If you want your family to be happier, it has to start with you. Try to commit to 20 minutes every morning for seven days to explore things like yoga and meditation. My recommendation is to do this first thing before the children wake up, but you must do what works best for you and your family. Mindful morning routines have a domino effect on the rest of your day – they provide you with time to prioritise yourself and everything that follows will be better. Meditation also teaches us to be more present. Start small with just one to five minutes of meditation – you can always build up from there.
Tackle It As A Team
A lot of my clients often feel quite disconnected from their partner. Children are extremely sensitive and pick up on imbalances within the home, so it’s essential both parents are on the same team, setting the same boundaries, and demonstrate love and affection towards one another. I get it – life gets busy, days fill up with menial tasks, and for whatever reason, passion and romance seem to be the first things to go. Try to increase your awareness of how you’re showing up for your partner. How do you greet them first thing in the morning? Are you making time for each other in the evening? It’s also essential to consciously connect with your partner – pick one a night a week that works for you both and go on a date night.
Find Your Own Space
I’m a big believer in having a space to call your own at home. Start with one corner – it can be anywhere, from a bedroom corner to a garden shed – and make sure it’s uncluttered, calm and large enough to move around in. Visualise yourself there, drinking a cup of tea, reading a book or doing some yoga. This will be a space where you can relax and recharge. Investing a little time and money could be the first step to making yourself a priority. It’s also a small thing, but when you’re in your space (and in the other rooms of your house), put on some soothing music (preferably without lyrics) to calm the central nervous system. It really works.
Start Doing Yoga
Even if your day feels busy, taking just ten minutes out can help. Yoga is a time-tested way to shift stagnant energy within the body, which in turn will help be present. Even better, start doing yoga with the family. Kids love yoga – their spontaneity and creative expression are the perfect match. You can start by putting a family yoga session in the calendar. At first, less is more – start out with a ten to 15-minute practice if you have younger children, and 30 minutes for pre-teens and teenagers.
Drop The Comparison Game
Whether it’s the daily scroll on social media or observing what the other parents are wearing at school drop off, we’re all guilty of comparing ourselves to others. We say things like, ‘I wish my life looked like that,’ or ‘I wish I could balance home and work like she does.’ My top tip is to get clear on why you’re doing it and how it makes you feel about yourself. Do you compare yourself because you’re unsure of how to do something and you’re curious to learn another way? Or do you compare yourself because you want what someone else has and it makes you jealous? Remember, jealousy is often a sign we aren’t living how we really want to, so it might be worth examining this instead of constantly sharming yourself for it.

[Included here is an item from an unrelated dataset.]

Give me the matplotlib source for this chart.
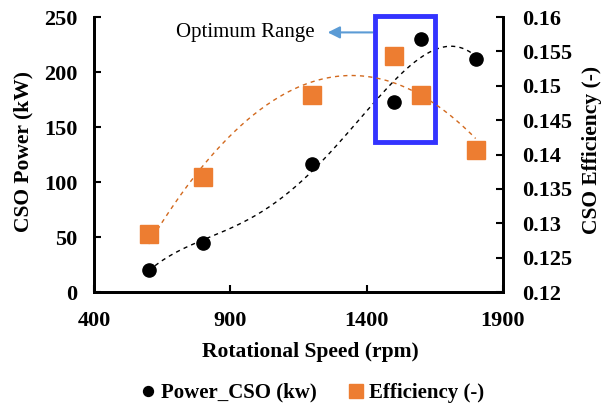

ROB & JULIA CAMPBELL/STOCKSY UNITED
Put Your Phone Away
I get it – days can be manic and not everything will go to plan. If this sounds familiar, one of the simplest ways to make evenings less stressful is to avoid bringing your phone to meals, bathtime and bedtime. Put away the screens and other distractions and instead spend quality time with your family, giving them all your attention. You will instantly feel more connected to your child.
Establish Healthy Boundaries
If you find yourself doing things for your child which they could do themselves; if you constantly question your child over everything; or if you overshare with your child and treat them like a friend, this could be a sign you are blurring too many boundaries as a mother. Learning how to apply boundaries allows us to be more in control our emotions. If your upbringing did not teach you how to create and maintain healthy boundaries, it’s not too late to start. Like everything, start small, practice, and in time it will become second nature. When your kids cross a boundary, let them know they have and hold them accountable.
If All Else Fails, Have Realistic Expectations
Mothers are human, and we’re designed to experience a range of emotions. It’s not natural to feel really happy all the time, and it’s not natural to be beaming with positivity when we’ve had a rubbish night’s sleep. It’s also not natural to feel like you’re running on empty all the time, either. It’s about balance, not about pushing down feelings we don’t want to feel or deal with, like tiredness, or guilt for feeling negative when we’re tired. It can help to establish a neutral mindset – not a positive or negative one, but somewhere in the middle. A neutral mindset can allow you to be yourself instead of pleasing others. It’s a mindset that will allow you to admit you are really tired, and one that gives you permission to cry, ask your partner for help or go to bed at 6:30pm.